I have been a Board member for three years but supported BOMA even before that. BOMA's work is direct, sustainable and measurable, and the results are life-changing. The poorest of the poor are resourced and empowered with the tools to enable them to change their own lives, gaining dignity and respect in their communities and creating micro and fledgling economies. Perhaps most impressive is the strong commitment of the organization to locally-led and transparent leadership, mentoring and programs.
The BOMA Fund is an organization which is committed to helping people who are in desperate conditions, to extract themselves from poverty, and do that in a sustainable way. Their micro financing model has evolved and improved and the success rates are close to 100%. Permanent solutions to poverty in neglected parts of the world merit our support!

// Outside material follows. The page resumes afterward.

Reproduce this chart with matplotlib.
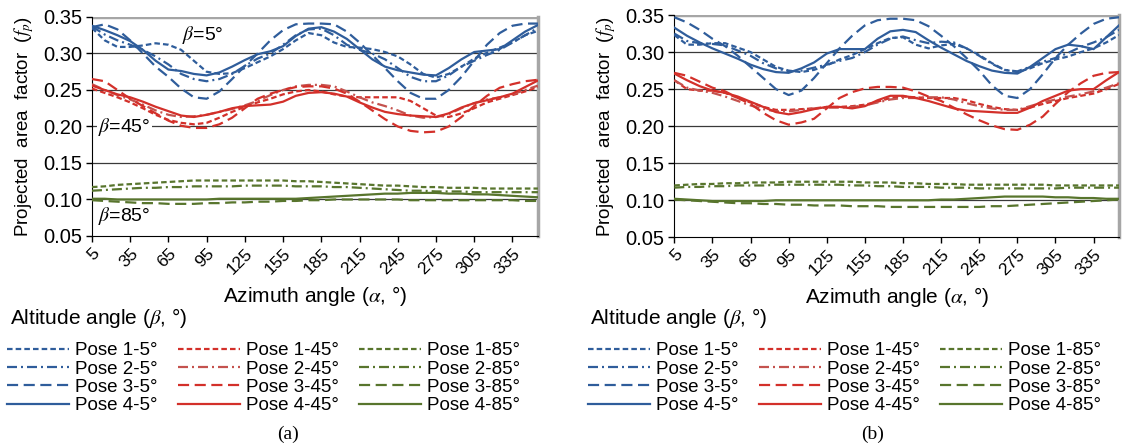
import numpy as np
import matplotlib
matplotlib.use("Agg")
import matplotlib.pyplot as plt
from matplotlib.lines import Line2D

plt.rcParams['font.family'] = ['Liberation Sans', 'DejaVu Sans']
plt.rcParams['mathtext.fontset'] = 'stix'

# azimuth angles (deg)
azimuth = np.arange(5, 360, 10)
xticks = np.arange(5, 340, 30)

# ---- panel (a) ----
a_b1 = [0.335, 0.318, 0.309, 0.309, 0.311, 0.314, 0.312, 0.305, 0.290, 0.275, 0.272, 0.273, 0.280, 0.288, 0.296, 0.306, 0.318, 0.328,
        0.325, 0.315, 0.309, 0.308, 0.306, 0.302, 0.296, 0.285, 0.272, 0.267, 0.272, 0.282, 0.293, 0.301, 0.308, 0.315, 0.325, 0.331]
a_b2 = [0.337, 0.326, 0.318, 0.312, 0.305, 0.296, 0.285, 0.272, 0.265, 0.262, 0.265, 0.272, 0.283, 0.293, 0.300, 0.312, 0.325, 0.333,
        0.334, 0.325, 0.312, 0.305, 0.300, 0.292, 0.280, 0.268, 0.262, 0.262, 0.270, 0.282, 0.290, 0.298, 0.305, 0.315, 0.325, 0.335]
a_b3 = [0.336, 0.340, 0.333, 0.318, 0.300, 0.282, 0.268, 0.252, 0.240, 0.238, 0.248, 0.265, 0.283, 0.300, 0.318, 0.332, 0.340, 0.341,
        0.341, 0.340, 0.330, 0.315, 0.298, 0.280, 0.262, 0.246, 0.238, 0.238, 0.250, 0.268, 0.290, 0.312, 0.328, 0.338, 0.341, 0.341]
a_b4 = [0.338, 0.332, 0.325, 0.317, 0.305, 0.290, 0.278, 0.276, 0.272, 0.270, 0.274, 0.282, 0.291, 0.299, 0.303, 0.310, 0.324, 0.334,
        0.336, 0.330, 0.320, 0.306, 0.292, 0.282, 0.277, 0.274, 0.271, 0.270, 0.280, 0.292, 0.302, 0.304, 0.306, 0.318, 0.330, 0.339]

a_r1 = [0.252, 0.246, 0.240, 0.233, 0.225, 0.216, 0.209, 0.205, 0.203, 0.205, 0.212, 0.220, 0.227, 0.233, 0.238, 0.244, 0.248, 0.250,
        0.248, 0.244, 0.241, 0.240, 0.240, 0.240, 0.240, 0.235, 0.225, 0.215, 0.213, 0.218, 0.225, 0.233, 0.238, 0.243, 0.248, 0.254]
a_r2 = [0.258, 0.250, 0.243, 0.237, 0.230, 0.222, 0.216, 0.213, 0.214, 0.216, 0.220, 0.224, 0.229, 0.235, 0.243, 0.250, 0.255, 0.257,
        0.257, 0.255, 0.248, 0.240, 0.233, 0.228, 0.222, 0.215, 0.212, 0.213, 0.217, 0.225, 0.232, 0.237, 0.240, 0.244, 0.250, 0.256]
a_r3 = [0.265, 0.262, 0.250, 0.238, 0.228, 0.218, 0.208, 0.201, 0.198, 0.198, 0.203, 0.212, 0.225, 0.238, 0.245, 0.250, 0.254, 0.255,
        0.255, 0.252, 0.245, 0.234, 0.222, 0.210, 0.200, 0.194, 0.192, 0.193, 0.200, 0.213, 0.228, 0.242, 0.253, 0.258, 0.262, 0.264]
a_r4 = [0.256, 0.250, 0.244, 0.240, 0.234, 0.227, 0.221, 0.215, 0.213, 0.216, 0.220, 0.225, 0.228, 0.229, 0.230, 0.234, 0.242, 0.246,
        0.247, 0.245, 0.241, 0.233, 0.226, 0.220, 0.217, 0.215, 0.214, 0.213, 0.218, 0.226, 0.232, 0.236, 0.240, 0.245, 0.254, 0.263]

a_g1 = [0.117, 0.118, 0.120, 0.121, 0.122, 0.123, 0.124, 0.125, 0.126, 0.126, 0.126, 0.126, 0.126, 0.126, 0.126, 0.126, 0.125, 0.125,
        0.124, 0.123, 0.122, 0.121, 0.120, 0.119, 0.119, 0.118, 0.117, 0.117, 0.116, 0.116, 0.116, 0.115, 0.115, 0.115, 0.115, 0.115]
a_g2 = [0.112, 0.113, 0.114, 0.115, 0.116, 0.116, 0.117, 0.117, 0.118, 0.118, 0.118, 0.118, 0.119, 0.119, 0.119, 0.119, 0.118, 0.118,
        0.118, 0.117, 0.117, 0.116, 0.115, 0.114, 0.113, 0.112, 0.112, 0.111, 0.111, 0.111, 0.110, 0.110, 0.110, 0.110, 0.110, 0.110]
a_g3 = [0.099, 0.098, 0.097, 0.096, 0.095, 0.095, 0.094, 0.094, 0.094, 0.095, 0.095, 0.096, 0.096, 0.097, 0.097, 0.098, 0.098, 0.099,
        0.099, 0.100, 0.100, 0.100, 0.100, 0.100, 0.100, 0.099, 0.099, 0.099, 0.099, 0.099, 0.099, 0.099, 0.099, 0.099, 0.098, 0.098]
a_g4 = [0.101, 0.101, 0.100, 0.100, 0.100, 0.100, 0.100, 0.100, 0.100, 0.100, 0.101, 0.101, 0.101, 0.101, 0.101, 0.101, 0.101, 0.102,
        0.103, 0.104, 0.105, 0.106, 0.107, 0.108, 0.108, 0.109, 0.109, 0.109, 0.108, 0.108, 0.107, 0.107, 0.106, 0.105, 0.104, 0.103]

# ---- panel (b) ----
b_b1 = [0.323, 0.310, 0.310, 0.312, 0.312, 0.306, 0.300, 0.290, 0.280, 0.275, 0.273, 0.276, 0.282, 0.290, 0.296, 0.304, 0.312, 0.319,
        0.320, 0.310, 0.305, 0.309, 0.311, 0.305, 0.296, 0.285, 0.276, 0.273, 0.278, 0.285, 0.290, 0.294, 0.300, 0.305, 0.313, 0.323]
b_b2 = [0.325, 0.315, 0.312, 0.311, 0.309, 0.302, 0.295, 0.285, 0.278, 0.274, 0.275, 0.279, 0.283, 0.288, 0.292, 0.300, 0.310, 0.318,
        0.321, 0.316, 0.312, 0.314, 0.313, 0.305, 0.295, 0.284, 0.276, 0.274, 0.280, 0.287, 0.292, 0.299, 0.307, 0.313, 0.320, 0.330]
b_b3 = [0.347, 0.340, 0.330, 0.318, 0.308, 0.295, 0.280, 0.265, 0.250, 0.242, 0.248, 0.265, 0.285, 0.305, 0.322, 0.336, 0.343, 0.345,
        0.345, 0.343, 0.335, 0.322, 0.308, 0.292, 0.275, 0.255, 0.241, 0.238, 0.250, 0.270, 0.292, 0.310, 0.325, 0.338, 0.345, 0.347]
b_b4 = [0.333, 0.322, 0.313, 0.305, 0.298, 0.291, 0.283, 0.277, 0.273, 0.272, 0.278, 0.286, 0.298, 0.304, 0.304, 0.304, 0.318, 0.328,
        0.330, 0.327, 0.316, 0.306, 0.297, 0.288, 0.281, 0.275, 0.272, 0.271, 0.280, 0.292, 0.304, 0.310, 0.308, 0.304, 0.320, 0.336]

b_r1 = [0.262, 0.250, 0.248, 0.248, 0.245, 0.238, 0.232, 0.226, 0.222, 0.222, 0.223, 0.224, 0.226, 0.226, 0.227, 0.229, 0.233, 0.238,
        0.240, 0.239, 0.238, 0.238, 0.238, 0.235, 0.230, 0.226, 0.223, 0.222, 0.225, 0.230, 0.234, 0.238, 0.241, 0.244, 0.250, 0.257]
b_r2 = [0.262, 0.252, 0.248, 0.245, 0.240, 0.234, 0.228, 0.223, 0.220, 0.220, 0.222, 0.224, 0.225, 0.225, 0.226, 0.228, 0.232, 0.236,
        0.238, 0.238, 0.239, 0.239, 0.236, 0.231, 0.227, 0.224, 0.222, 0.222, 0.227, 0.232, 0.236, 0.240, 0.243, 0.247, 0.252, 0.258]
b_r3 = [0.272, 0.268, 0.260, 0.252, 0.247, 0.238, 0.230, 0.218, 0.208, 0.202, 0.205, 0.210, 0.224, 0.238, 0.246, 0.251, 0.253, 0.253,
        0.252, 0.247, 0.240, 0.234, 0.225, 0.216, 0.208, 0.201, 0.196, 0.195, 0.202, 0.213, 0.230, 0.246, 0.258, 0.268, 0.272, 0.273]
b_r4 = [0.271, 0.262, 0.254, 0.248, 0.245, 0.240, 0.233, 0.226, 0.219, 0.216, 0.219, 0.223, 0.226, 0.226, 0.224, 0.227, 0.235, 0.241,
        0.241, 0.238, 0.234, 0.229, 0.224, 0.221, 0.220, 0.219, 0.218, 0.218, 0.225, 0.234, 0.241, 0.248, 0.250, 0.250, 0.262, 0.273]

b_g1 = [0.120, 0.121, 0.122, 0.122, 0.123, 0.123, 0.124, 0.124, 0.124, 0.125, 0.125, 0.125, 0.125, 0.125, 0.125, 0.124, 0.124, 0.124,
        0.123, 0.123, 0.122, 0.122, 0.122, 0.121, 0.121, 0.121, 0.121, 0.121, 0.121, 0.121, 0.120, 0.120, 0.120, 0.120, 0.120, 0.120]
b_g2 = [0.117, 0.118, 0.118, 0.119, 0.119, 0.120, 0.120, 0.120, 0.121, 0.121, 0.121, 0.121, 0.121, 0.121, 0.120, 0.120, 0.119, 0.119,
        0.118, 0.118, 0.118, 0.117, 0.117, 0.117, 0.116, 0.116, 0.116, 0.116, 0.116, 0.116, 0.116, 0.117, 0.117, 0.117, 0.117, 0.117]
b_g3 = [0.101, 0.100, 0.099, 0.098, 0.097, 0.096, 0.096, 0.095, 0.095, 0.094, 0.094, 0.093, 0.093, 0.093, 0.092, 0.092, 0.092, 0.091,
        0.091, 0.091, 0.091, 0.091, 0.091, 0.091, 0.091, 0.092, 0.092, 0.093, 0.094, 0.095, 0.096, 0.097, 0.098, 0.099, 0.100, 0.101]
b_g4 = [0.102, 0.101, 0.100, 0.099, 0.099, 0.099, 0.099, 0.099, 0.100, 0.100, 0.100, 0.100, 0.100, 0.100, 0.100, 0.100, 0.100, 0.100,
        0.100, 0.100, 0.100, 0.101, 0.101, 0.102, 0.103, 0.104, 0.105, 0.105, 0.105, 0.105, 0.104, 0.104, 0.103, 0.103, 0.102, 0.102]

blue = '#2f5d9b'
red = '#d3302a'
red_light = '#c4524e'
green = '#58752d'
lw = 1.6
# dash patterns (scaled by linewidth)
dashes = [(2.5, 1.4), (4.5, 1.8, 0.9, 1.8), (5.0, 2.5), None]

fig = plt.figure(figsize=(11.45, 4.46), dpi=100)
ax_a = fig.add_axes([0.0803, 0.4709, 0.3895, 0.491])
ax_b = fig.add_axes([0.5889, 0.4679, 0.3884, 0.4984])


def draw(ax, blues, reds, greens, leg_x):
    for series, col in ((blues, blue), (reds, red), (greens, green)):
        for i, y in enumerate(series):
            c = red_light if (col == red and i == 1) else col
            line, = ax.plot(azimuth, y, color=c, lw=lw, zorder=3)
            if dashes[i] is not None:
                line.set_dashes(dashes[i])
    ax.set_xlim(5, 355)
    ax.set_ylim(0.05, 0.35)
    ax.set_yticks(np.arange(0.05, 0.351, 0.05))
    ax.set_yticklabels(['%.2f' % v for v in np.arange(0.05, 0.351, 0.05)], fontsize=14.5)
    ax.set_xticks(xticks)
    ax.set_xticklabels([str(v) for v in xticks], fontsize=12.5, rotation=45,
                       ha='right', rotation_mode='anchor')
    ax.tick_params(axis='both', direction='out', length=4, width=1, color='black', pad=3)
    for yv in np.arange(0.10, 0.31, 0.05):
        ax.axhline(yv, color='#3a3a3a', lw=0.9, zorder=1)
    ax.axhline(0.35, color='#a6a6a6', lw=2.5, zorder=1)
    ax.spines['left'].set_color('black')
    ax.spines['bottom'].set_color('black')
    ax.spines['top'].set_visible(False)
    ax.spines['right'].set_color('#a6a6a6')
    ax.spines['right'].set_linewidth(2.5)
    ax.set_ylabel(r'Projected  area  factor  ($f_p$)', fontsize=13.5, labelpad=5)
    ax.set_xlabel(r'Azimuth angle ($\alpha$, °)', fontsize=15, labelpad=5)

    handles = []
    labels = []
    for col, ang in ((blue, '5'), (red, '45'), (green, '85')):
        for i in range(4):
            c = red_light if (col == red and i == 1) else col
            h = Line2D([], [], color=c, lw=lw)
            if dashes[i] is not None:
                h.set_dashes(dashes[i])
            handles.append(h)
            labels.append('Pose %d-%s°' % (i + 1, ang))
    fig.legend(handles, labels, ncol=3, loc='upper left',
               bbox_to_anchor=(leg_x / 1145, 1 - 342 / 446),
               frameon=False, fontsize=13.5, handlelength=3.3, handletextpad=0.35,
               columnspacing=1.05, labelspacing=0.07, borderaxespad=0, borderpad=0)


draw(ax_a, [a_b1, a_b2, a_b3, a_b4], [a_r1, a_r2, a_r3, a_r4], [a_g1, a_g2, a_g3, a_g4], 7)
draw(ax_b, [b_b1, b_b2, b_b3, b_b4], [b_r1, b_r2, b_r3, b_r4], [b_g1, b_g2, b_g3, b_g4], 588)

ax_a.text(76, 0.325, r'$\beta$=5°', fontsize=14, va='center', ha='left', zorder=4)
ax_a.text(10, 0.199, r'$\beta$=45°', fontsize=14, va='center', ha='left', zorder=4,
          bbox=dict(facecolor='white', edgecolor='none', pad=1))
ax_a.text(10, 0.077, r'$\beta$=85°', fontsize=14, va='center', ha='left', zorder=4)

fig.text(10 / 1145, 1 - 318 / 446, r'Altitude angle ($\beta$, °)', fontsize=15, va='center', ha='left')
fig.text(590 / 1145, 1 - 318 / 446, r'Altitude angle ($\beta$, °)', fontsize=15, va='center', ha='left')
fig.text(288 / 1145, 1 - 434 / 446, '(a)', fontsize=14, va='center', ha='center', family='Liberation Serif')
fig.text(873 / 1145, 1 - 434 / 446, '(b)', fontsize=14, va='center', ha='center', family='Liberation Serif')

fig.savefig('out.png', dpi=100)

Boma is an extremely innovative economic development strategy. It empowers people - particularly women - in one of the harshest environments on earth to become economically self sufficient. The program has had a measurable impact on so many aspects of human well being, from improved health and education, to better nutrition, to increased confidence and a stronger sense of community. There are very few programs that are truly innovative in the way Boma is. It surely deserves your support.
As a former professional with ten years in the field, I have seen a great deal of development work. The Boma Project is among the best organizations I have ever seen. It combines high quality professionalism with heartfelt commitment. They conduct thorough assessments and evaluations, they proceed based on their findings. They listen to their constituents, and develop programs accordingly. in this way The Boma Project facilitates commitment, ownership, and leadership at the project level. There is a lot to be learned by looking at the pioneering work of The Boma Project; the organization brings together the best in participatory development,
This organization is the finest example of efficient use of donor funds: low overhead, incredible frugal team, great listeners. And the work is guided by the Kenyans on the ground, building capacity to no longer need help. Wonderful!
The Boma Fund is recreating micro-enterprise development. Working in the remote villages of Northern Kenya, The Boma Fund’s ground-breaking grass-roots Rural Entrepreneur Access Project (REAP) is spurring the creation of micro-businesses by providing grants and the necessary ongoing support, training and mentoring to ensure success.